Zhonghua Du, University of Amsterdam

Abstract

In a time when the climate change crisis manifests intersectionally, international law moved gradually towards a reconfiguration that centers stubborn optimism, partnered networks, and corporate participation. Different from the previous approach of the UNFCCC and Kyoto Protocol that centered bifurcated climate actions among developed and developing countries with stronger international procedural control, international climate law in this new era became more ‘asymmetrically fragmented’, in its gesture of orchestration. As this chapter seeks to show from an account of institutional history of climate change law after Kyoto Protocol, international climate change law in this era functions in the ‘parallel system’ of interstate negotiations and corporate-driven transnational markets on the one hand, and mobilizes a solution of climate change crisis that depends on the every-growing sophistication of carbon markets legitimized through the co-production between the ‘parallel system’ on the other hand.

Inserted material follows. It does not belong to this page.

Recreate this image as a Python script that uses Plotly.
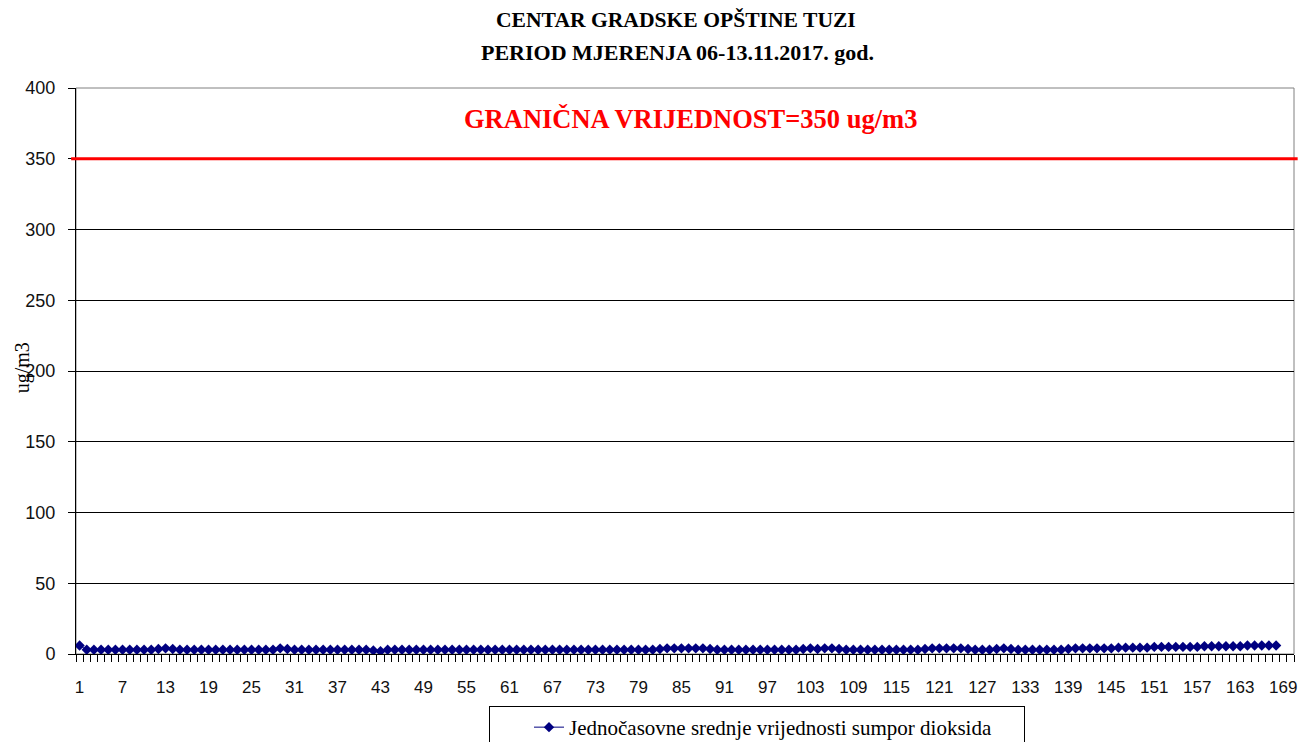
import plotly.graph_objects as go

# Hourly mean SO2 concentrations, 06-13.11.2017, hour index 1..168
hours = list(range(1, 169))
so2 = [
    6, 3, 3, 3, 3, 3, 3, 3, 3, 3, 3, 3.5,
    4, 3.5, 3, 3, 3, 3, 3, 3, 3, 3, 3, 3,
    3, 3, 3, 3, 4, 3.5, 3, 3, 3, 3, 3, 3,
    3, 3, 3, 3, 3, 2.5, 2, 3, 3, 3, 3, 3,
    3, 3, 3, 3, 3, 3, 3, 3, 3, 3, 3, 3,
    3, 3, 3, 3, 3, 3, 3, 3, 3, 3, 3, 3,
    3, 3, 3, 3, 3, 3, 3, 3, 3, 3.5, 4, 4,
    4, 4, 4, 4, 3.5, 3, 3, 3, 3, 3, 3, 3,
    3, 3, 3, 3, 3, 3.5, 4, 3.5, 4, 4, 3.5, 3,
    3, 3, 3, 3, 3, 3, 3, 3, 3, 3, 3.5, 4,
    4, 4, 4, 4, 3.5, 3, 3, 3, 3.5, 4, 3.5, 3,
    3, 3, 3, 3, 3, 3, 3.5, 4, 4, 4, 4, 4,
    4, 4.5, 4.5, 4.5, 4.5, 4.5, 5, 5, 5, 5, 5, 5,
    5, 5.5, 5.5, 5.5, 5.5, 5.5, 5.5, 6, 6, 6, 6, 6,
]
limit_value = 350
x_tick_vals = list(range(1, 170, 6))
y_tick_vals = list(range(0, 401, 50))

series_name = "Jednočasovne srednje vrijednosti sumpor dioksida"
title_line1 = "CENTAR GRADSKE OPŠTINE TUZI"
title_line2 = "PERIOD MJERENJA 06-13.11.2017. god."
limit_label = "GRANIČNA VRIJEDNOST=350 ug/m3"
y_title = "ug/m3"

serif = "Liberation Serif"
sans = "Liberation Sans"

fig = go.Figure()
fig.add_trace(go.Scatter(
    x=hours, y=so2, mode="lines+markers", name=series_name,
    line=dict(color="#000080", width=1),
    marker=dict(symbol="diamond", size=8, color="#000080"),
))

# limit line
fig.add_shape(type="line", xref="paper", yref="y", x0=-0.004, x1=1.003,
              y0=limit_value, y1=limit_value,
              line=dict(color="#ff0000", width=3))
# plot frame (top and right)
fig.add_shape(type="rect", xref="paper", yref="paper", x0=0, x1=1, y0=0, y1=1,
              line=dict(color="#808080", width=1), layer="below")

fig.add_annotation(text="<b>" + title_line1 + "</b>", xref="paper", yref="paper",
                   x=0.493, y=1.120, showarrow=False, yanchor="middle",
                   font=dict(family=serif, size=21.6, color="#000000"))
fig.add_annotation(text="<b>" + title_line2 + "</b>", xref="paper", yref="paper",
                   x=0.494, y=1.0636, showarrow=False, yanchor="middle",
                   font=dict(family=serif, size=22, color="#000000"))
fig.add_annotation(text="<b>" + limit_label + "</b>", xref="paper", yref="paper",
                   x=0.5045, y=0.946, showarrow=False, yanchor="middle",
                   font=dict(family=serif, size=26.5, color="#ff0000"))
fig.add_annotation(text=y_title, xref="paper", yref="paper", x=-0.0442, y=0.505,
                   showarrow=False, textangle=-90, xanchor="center", yanchor="middle",
                   font=dict(family=serif, size=20, color="#000000"))

fig.update_layout(
    width=1303, height=742,
    margin=dict(l=76, r=6, t=88, b=88),
    paper_bgcolor="white", plot_bgcolor="white",
    showlegend=True,
    legend=dict(xref="container", yref="container",
                x=489 / 1303, y=1 - 706 / 742, xanchor="left", yanchor="top",
                orientation="h", bordercolor="#000000", borderwidth=1,
                bgcolor="white", indentation=39, entrywidth=450,
                font=dict(family=serif, size=21, color="#000000")),
    xaxis=dict(
        range=[0.5, 170.5], tickmode="array", tickvals=x_tick_vals,
        ticks="outside", ticklen=0, ticklabelstandoff=18,
        showgrid=False, zeroline=False,
        showline=True, linecolor="#000000", linewidth=1,
        tickfont=dict(family=sans, size=17, color="#111111"),
        minor=dict(tick0=0.5, dtick=1, ticks="outside", ticklen=7,
                   tickcolor="#000000", showgrid=False),
    ),
    yaxis=dict(
        range=[0, 400], tickmode="array", tickvals=y_tick_vals,
        ticks="outside", ticklen=7, tickcolor="#000000",
        showgrid=True, gridcolor="#000000", gridwidth=1,
        zeroline=False, showline=True, linecolor="#000000", linewidth=1,
        tickfont=dict(family=sans, size=18, color="#111111"),
        ticklabelstandoff=9,
    ),
)

fig.write_html("out.html")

This formation of international climate law, as argued by this chapter, allowed corporate actors to gain more authority in regulatory space.

Speaker Biography

Zhonghua Du

Zhonghua Du is a PhD researcher based in the research centres of SGEL (Sustainable Global Economic Law) and ACIL (Amsterdam Center for International Law) at University of Amsterdam. She is finishing her PhD thesis that focuses on the historical development of the international legal discourse on transnational corporations and its implications on the positionality of TNCs in the context of climate change. She is supervised by Professor Ingo Venzke and Professor André Nollkaemper. From August to November 2024, Zhonghua was a Kathleen Fitzpatrick visiting fellow at the Laureate Research Program Global Corporations and International Law at University of Melbourne, led by Professor Sundhya Pahuja. Previously, she has been one of the organizers of the 2024 SGEL summer school. She has obtained her undergraduate law degree (L.L.B) from Peking University, China, and her master’s degree in law (MJur) from University of Oxford, the United Kingdom.